═════ Source excerpt

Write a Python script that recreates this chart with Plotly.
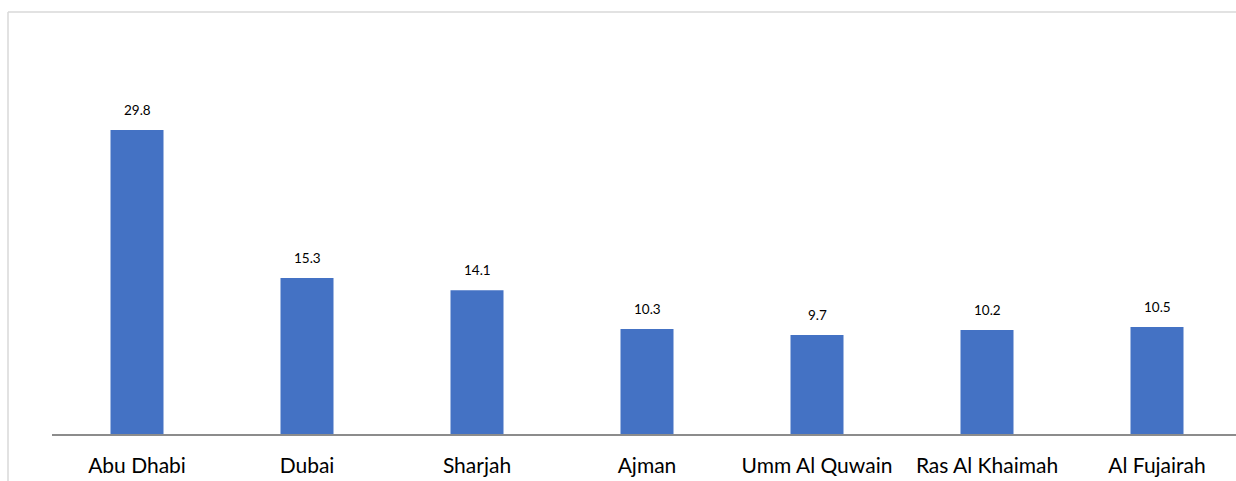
import plotly.graph_objects as go

categories = ["Abu Dhabi", "Dubai", "Sharjah", "Ajman", "Umm Al Quwain", "Ras Al Khaimah", "Al Fujairah"]
values = [29.8, 15.3, 14.1, 10.3, 9.7, 10.2, 10.5]
value_labels = ["29.8", "15.3", "14.1", "10.3", "9.7", "10.2", "10.5"]

W, H = 1236, 481
ML, MR, MT, MB = 52, 0, 77, 47
plot_w = W - ML - MR
px_per_cat = 170.0
FONT = "Lato, Open Sans, sans-serif"

fig = go.Figure()
fig.add_trace(go.Bar(
    x=categories, y=values,
    marker=dict(color="#4472C4", line=dict(width=0)),
    width=53 / px_per_cat,
    hoverinfo="x+y",
))

for c, v, t in zip(categories, values, value_labels):
    fig.add_annotation(x=c, y=v, text=t, showarrow=False, yanchor="bottom",
                       yshift=10, font=dict(size=13.5, color="#000000", family=FONT))

# chart border (left and top edges visible)
bx0 = (8 - ML) / plot_w
by_top = 1 + (MT - 12) / (H - MT - MB)
fig.add_shape(type="line", xref="paper", yref="paper", x0=bx0, x1=bx0, y0=-2, y1=by_top,
              line=dict(color="#D9D9D9", width=1.5))
fig.add_shape(type="line", xref="paper", yref="paper", x0=bx0, x1=1.2, y0=by_top, y1=by_top,
              line=dict(color="#D9D9D9", width=1.5))

fig.update_layout(
    width=W, height=H,
    margin=dict(l=ML, r=MR, t=MT, b=MB),
    paper_bgcolor="white", plot_bgcolor="white",
    showlegend=False,
    font=dict(family=FONT, color="#000000"),
)
fig.update_xaxes(
    range=[-0.5, -0.5 + plot_w / px_per_cat],
    showline=True, linecolor="#8C8C8C", linewidth=2,
    ticks="outside", ticklen=12, tickcolor="rgba(0,0,0,0)",
    tickfont=dict(size=21, color="#000000"),
    showgrid=False, zeroline=False,
)
fig.update_yaxes(range=[0, 35], visible=False, showgrid=False, zeroline=False)

fig.write_html("out.html", config={"displayModeBar": False},
               post_script="document.body.style.margin='0';document.body.style.overflow='hidden';")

══════════

Pick out every line above that contains the word "chart" and copy it.

• Task response:
Write a Python script that recreates this chart with Plotly.
# chart border (left and top edges visible)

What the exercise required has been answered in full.